The first-term governor told The Associated Press Wednesday night that he agrees with Attorney General Wayne Stenehjem’s opinion issued in June that sided with the Legislature’s challenge of most of the vetoes but also backed Burgum on others.

“The attorney general’s opinion would have resolved it,” Burgum told the AP. “In our mind it was resolved.”

But the Legislature, which filed a lawsuit against the governor earlier this month, disagrees.

“The vetoes still stand — they are still there,” Rep. Al Carlson, the House majority leader said Thursday. “It doesn’t change anything — it does not undo what he did.”

Burgum announced this week that he would use state lawyers from the office of Stenehjem, his opponent in the GOP primary for governor, to defend him against a lawsuit

The dispute stems from the governor using his line-item veto in April and after the Legislature adjourned to change parts of several spending bills in a way that changed intent.

The Legislature would have had to reconvene in Bismarck to override the vetoes. Instead, lawmakers from both parties agreed to sue Burgum in state Supreme Court.

“It’s not as easy as the governor saying, ‘I won’t do it again’ — that’s not what we are looking for,” Carlson said. “We want to be clear on this for future legislatures.”
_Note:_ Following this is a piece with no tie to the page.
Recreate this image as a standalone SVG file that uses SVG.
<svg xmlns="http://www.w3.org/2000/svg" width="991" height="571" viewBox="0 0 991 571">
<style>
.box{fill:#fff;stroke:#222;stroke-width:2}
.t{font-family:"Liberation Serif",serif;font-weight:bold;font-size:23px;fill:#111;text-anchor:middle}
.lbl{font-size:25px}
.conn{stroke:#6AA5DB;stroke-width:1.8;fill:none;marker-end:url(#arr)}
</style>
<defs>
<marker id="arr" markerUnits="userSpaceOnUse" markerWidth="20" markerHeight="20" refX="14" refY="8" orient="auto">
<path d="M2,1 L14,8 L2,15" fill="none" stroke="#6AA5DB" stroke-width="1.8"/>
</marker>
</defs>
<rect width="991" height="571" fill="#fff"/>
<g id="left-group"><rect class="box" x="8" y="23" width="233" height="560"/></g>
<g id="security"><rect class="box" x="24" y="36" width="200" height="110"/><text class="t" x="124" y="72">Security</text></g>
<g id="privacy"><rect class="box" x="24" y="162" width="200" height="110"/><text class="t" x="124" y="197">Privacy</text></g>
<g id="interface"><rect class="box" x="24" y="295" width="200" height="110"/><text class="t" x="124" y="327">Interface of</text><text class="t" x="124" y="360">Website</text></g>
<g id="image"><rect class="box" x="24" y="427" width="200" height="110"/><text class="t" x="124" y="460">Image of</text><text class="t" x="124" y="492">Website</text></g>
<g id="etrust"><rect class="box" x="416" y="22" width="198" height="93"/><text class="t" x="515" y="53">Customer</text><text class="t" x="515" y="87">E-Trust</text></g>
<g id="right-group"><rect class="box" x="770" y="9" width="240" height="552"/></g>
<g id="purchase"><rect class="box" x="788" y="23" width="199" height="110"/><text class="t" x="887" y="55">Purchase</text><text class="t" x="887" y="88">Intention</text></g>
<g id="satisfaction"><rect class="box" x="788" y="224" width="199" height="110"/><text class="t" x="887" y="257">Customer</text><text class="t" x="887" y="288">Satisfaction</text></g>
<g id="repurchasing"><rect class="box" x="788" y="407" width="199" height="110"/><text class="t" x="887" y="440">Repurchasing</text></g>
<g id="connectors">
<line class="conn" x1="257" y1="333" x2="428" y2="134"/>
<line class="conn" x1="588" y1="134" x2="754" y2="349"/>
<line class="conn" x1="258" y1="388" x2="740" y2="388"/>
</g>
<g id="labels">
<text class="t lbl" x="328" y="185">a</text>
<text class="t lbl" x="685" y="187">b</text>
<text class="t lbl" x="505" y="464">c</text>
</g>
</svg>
Stenehjem wrote in his opinion that the governor has the power to veto parts of an appropriation bill that are related to a vetoed appropriation, as long as the bill can still stand as workable legislation. But he said the governor can’t veto conditions or restrictions on appropriations without vetoing the appropriation itself.

Stenehjem also said Burgum was not authorized to veto some language in the State Water Commission and Department of University and School Lands appropriations. But Stenehjem said the Legislature ceded too much of its power by giving its Budget Section “significant budgetary decisions,” which was not authorized under the state constitution.
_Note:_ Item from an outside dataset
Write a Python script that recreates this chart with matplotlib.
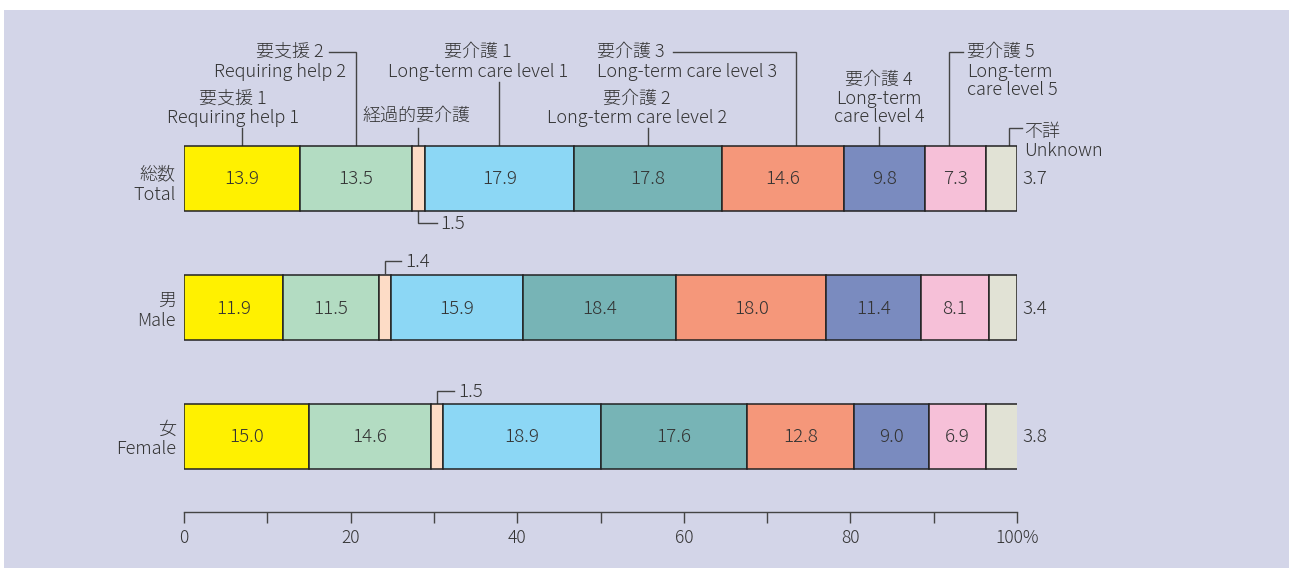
import matplotlib
matplotlib.use("Agg")
import matplotlib.pyplot as plt
from matplotlib.patches import Rectangle
import numpy as np

# ---------------- data ----------------
groups_jp = ["総数", "男", "女"]
groups_en = ["Total", "Male", "Female"]
segments = ["要支援1", "要支援2", "経過的要介護", "要介護1", "要介護2",
            "要介護3", "要介護4", "要介護5", "不詳"]
total_vals = [13.9, 13.5, 1.5, 17.9, 17.8, 14.6, 9.8, 7.3, 3.7]
male_vals = [11.9, 11.5, 1.4, 15.9, 18.4, 18.0, 11.4, 8.1, 3.4]
female_vals = [15.0, 14.6, 1.5, 18.9, 17.6, 12.8, 9.0, 6.9, 3.8]
colors = ["#fff100", "#b3dcc2", "#fddcc6", "#8cd7f5", "#77b4b6",
          "#f5977a", "#7a8bbf", "#f6c0d8", "#e1e2d5"]
xticks = [0, 10, 20, 30, 40, 50, 60, 70, 80, 90, 100]
xticklabels = ["0", "", "20", "", "40", "", "60", "", "80", "", "100%"]

FAM = ["Noto Sans CJK JP", "DejaVu Sans"]
plt.rcParams["font.family"] = FAM
plt.rcParams["font.weight"] = "light"
TXT = "#333333"
LINE = "#444444"

W, H = 1290, 568
fig = plt.figure(figsize=(W / 100, H / 100), dpi=100)
fig.patch.set_facecolor("white")
fig.patches.append(Rectangle((4 / W, 0), (1289 - 4) / W, (H - 10) / H,
                             transform=fig.transFigure, facecolor="#d3d5e8",
                             edgecolor="none", zorder=-10))

# axes: x 0..100 -> px 184..1017 ; y in pixel units (0 top .. 512 axis line)
x0, x1 = 184, 1017
ax = fig.add_axes([x0 / W, (H - 512) / H, (x1 - x0) / W, 512 / H])
ax.set_facecolor("none")
ax.set_xlim(0, 100)
ax.set_ylim(512, 0)
for s in ["top", "right", "left"]:
    ax.spines[s].set_visible(False)
ax.spines["bottom"].set_color(LINE)
ax.spines["bottom"].set_linewidth(1.0)
ax.set_yticks([])
ax.set_xticks(xticks)
ax.set_xticklabels(xticklabels, fontsize=12.5, color=TXT)
ax.tick_params(axis="x", direction="out", length=8, width=1.0, color=LINE, pad=4)

ycent = [178.5, 307.5, 436.5]
bh = 65
all_vals = [total_vals, male_vals, female_vals]
for yi, vals in zip(ycent, all_vals):
    lefts = np.concatenate([[0], np.cumsum(vals)[:-1]])
    ax.barh([yi] * len(vals), vals, left=lefts, height=bh, color=colors,
            edgecolor="#222222", linewidth=1.1, zorder=3)
    for i, (l, v) in enumerate(zip(lefts, vals)):
        if i in (2, 8):
            continue
        ax.text(l + v / 2, yi + 1, f"{v:.1f}", ha="center", va="center",
                fontsize=13.5, color=TXT, zorder=4)
    # unknown value to the right
    ax.text(100.7, yi + 1, f"{vals[-1]:.1f}", ha="left", va="center",
            fontsize=13.5, color=TXT, clip_on=False)

# category labels
for k, (yi, jp, en) in enumerate(zip(ycent, groups_jp, groups_en)):
    dy = 3 if k == 0 else 0
    ax.text(-1.0, yi - 7 + dy, jp, ha="right", va="center", fontsize=13, color=TXT, clip_on=False)
    ax.text(-1.0, yi + 13 + dy, en, ha="right", va="center", fontsize=13, color=TXT, clip_on=False)


def px(xpix):
    return (xpix - x0) / (x1 - x0) * 100


def line(xs, ys):
    ax.plot(xs, ys, color=LINE, lw=1.0, clip_on=False, zorder=2,
            solid_joinstyle="miter")


def txt(x, y, s, ha="center", fs=13):
    ax.text(x, y, s, ha=ha, va="center", fontsize=fs, color=TXT, clip_on=False)


cum = np.concatenate([[0], np.cumsum(total_vals)])
cen = (cum[:-1] + cum[1:]) / 2
top = 146

# 要支援1
txt(px(233), 99, "要支援 1")
txt(px(233), 118, "Requiring help 1")
line([cen[0], cen[0]], [128, top])
# 要支援2
txt(px(324), 52, "要支援 2", ha="right")
txt(px(346), 72, "Requiring help 2", ha="right")
line([px(329), cen[1], cen[1]], [52, 52, top])
# 経過的要介護
txt(px(416), 116, "経過的要介護")
line([cen[2], cen[2]], [128, top])
# 1.5 below
line([cen[2], cen[2], px(437)], [211, 223, 223])
txt(px(440), 224, "1.5", ha="left", fs=13.5)
# 要介護1
txt(px(478), 52, "要介護 1")
txt(px(478), 72, "Long-term care level 1")
line([cen[3], cen[3]], [82, top])
# 要介護2
txt(px(637), 99, "要介護 2")
txt(px(637), 118, "Long-term care level 2")
line([cen[4], cen[4]], [128, top])
# 要介護3
txt(px(597), 52, "要介護 3", ha="left")
txt(px(597), 72, "Long-term care level 3", ha="left")
line([px(673), px(796), px(796)], [52, 52, top])
# 要介護4
txt(px(879), 80, "要介護 4")
txt(px(879), 99, "Long-term")
txt(px(879), 117, "care level 4")
line([px(879), px(879)], [127, top])
# 要介護5
txt(px(967), 52, "要介護 5", ha="left")
txt(px(967), 72, "Long-term", ha="left")
txt(px(967), 90, "care level 5", ha="left")
line([px(949), px(949), px(963)], [top, 52, 52])
# 不詳
line([px(1009), px(1009), px(1022)], [top, 128, 128])
txt(px(1024), 132, "不詳", ha="left")
txt(px(1024), 151, "Unknown", ha="left")

# male 1.4
mc = np.concatenate([[0], np.cumsum(male_vals)])
mx = (mc[2] + mc[3]) / 2
line([mx, mx, px(401)], [273, 261, 261])
txt(px(405), 262, "1.4", ha="left", fs=13.5)
# female 1.5
fc = np.concatenate([[0], np.cumsum(female_vals)])
fx = (fc[2] + fc[3]) / 2
line([fx, fx, px(454)], [403, 391, 391])
txt(px(458), 392, "1.5", ha="left", fs=13.5)

fig.savefig("out.png", dpi=100, facecolor=fig.get_facecolor())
Stenehjem is a former state senator. During the 1995 Legislature, he sponsored a rewrite of the Constitution that included a new section on the line-item veto.

Burgum had not spoken publicly about the vetos, and instead issued a statement following attorney general’s opinion saying it supports the “overriding intent” of the vetoes. His statement did not clarify how the opinion furthers those goals.
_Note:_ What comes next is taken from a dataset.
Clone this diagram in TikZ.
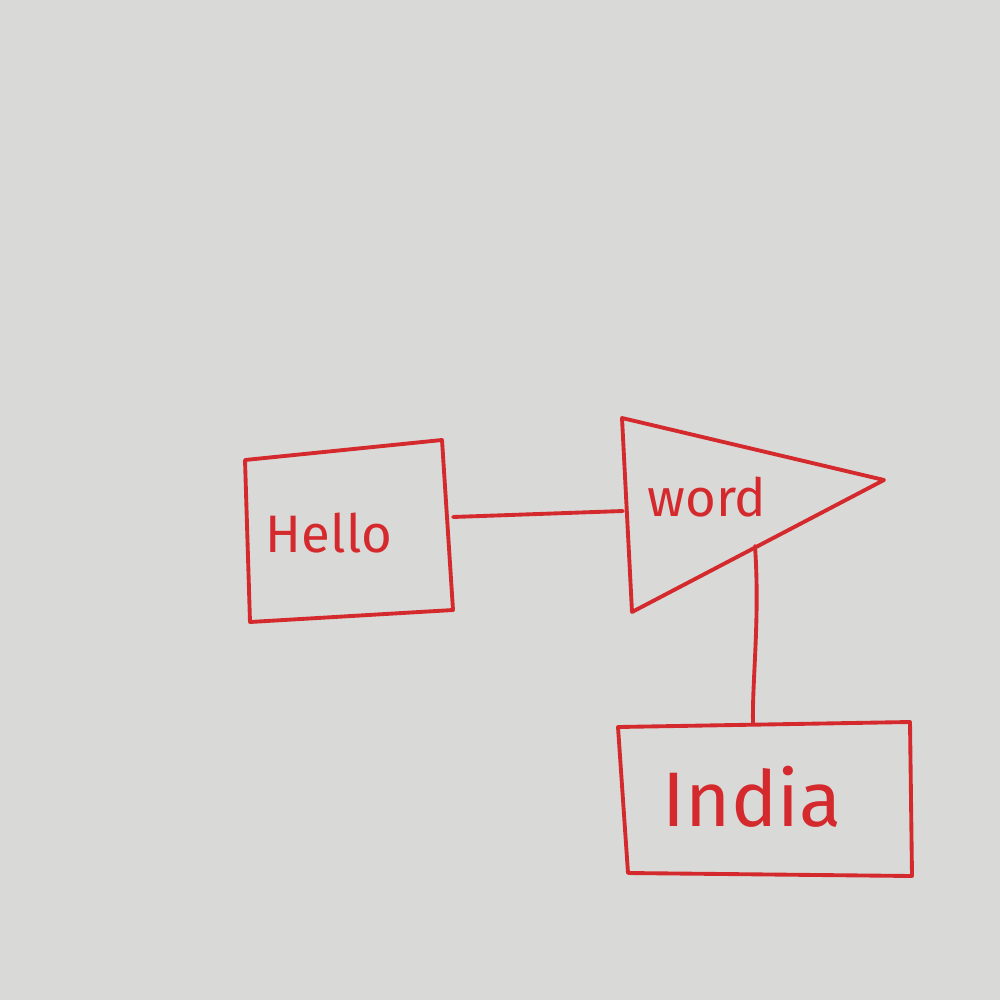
\documentclass[tikz,border=0pt]{standalone}
\usepackage{fontspec}
\setmainfont{Fira Sans}
\definecolor{paper}{HTML}{D9D9D7}
\definecolor{pen}{HTML}{D42A2E}
\begin{document}
\begin{tikzpicture}[x=0.01cm,y=-0.01cm,
  ink/.style={draw=pen,line width=1.1pt,line join=round,line cap=round},
  lbl/.style={text=pen,font=\fontsize{15}{17}\selectfont}]
\fill[paper] (0,0) rectangle (1000,1000);
\useasboundingbox (0,0) rectangle (1000,1000);
% Hello box
\coordinate (h1) at (245,460);
\coordinate (h2) at (442,440);
\coordinate (h3) at (453,610);
\coordinate (h4) at (250,622);
\draw[ink] (h1) -- (h2) -- (h3) -- (h4) -- cycle;
\node[lbl] (hello) at (329,533) {Hello};
% triangle
\coordinate (t1) at (622,418);
\coordinate (t2) at (884,480);
\coordinate (t3) at (632,612);
\draw[ink] (t1) -- (t2) -- (t3) -- cycle;
\node[lbl] (word) at (707,497) {word};
% India box
\coordinate (i1) at (618,727);
\coordinate (i2) at (910,722);
\coordinate (i3) at (912,876);
\coordinate (i4) at (628,873);
\draw[ink] (i1) -- (i2) -- (i3) -- (i4) -- cycle;
\node[lbl,font=\fontsize{22}{24}\selectfont] (india) at (752,797) {India};
% connectors
\coordinate (hR) at (453,517);
\coordinate (tL) at (623,511);
\coordinate (tB) at (755,546);
\coordinate (iT) at (753,724);
\draw[ink] (hR) -- (tL);
\draw[ink] (tB) .. controls (760,620) and (752,680) .. (iT);
\end{tikzpicture}
\end{document}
Burgum also has issued statements previously that called the legal challenge a waste of taxpayer dollars. He also has said in statement that “We will respond accordingly and firmly to any attempt to infringe on executive branch authority.”

It’s unclear if Stenehjem will defend the case personally in the state Supreme Court, something that the attorney general rarely does in North Dakota.

Stenehjem was traveling out of the country this week and could not be reached for comment.

The North Dakota Constitution requires the Supreme Court to hear the case without first referring it to a lower court. The state’s high court has given Burgum until Jan. 16 to file arguments.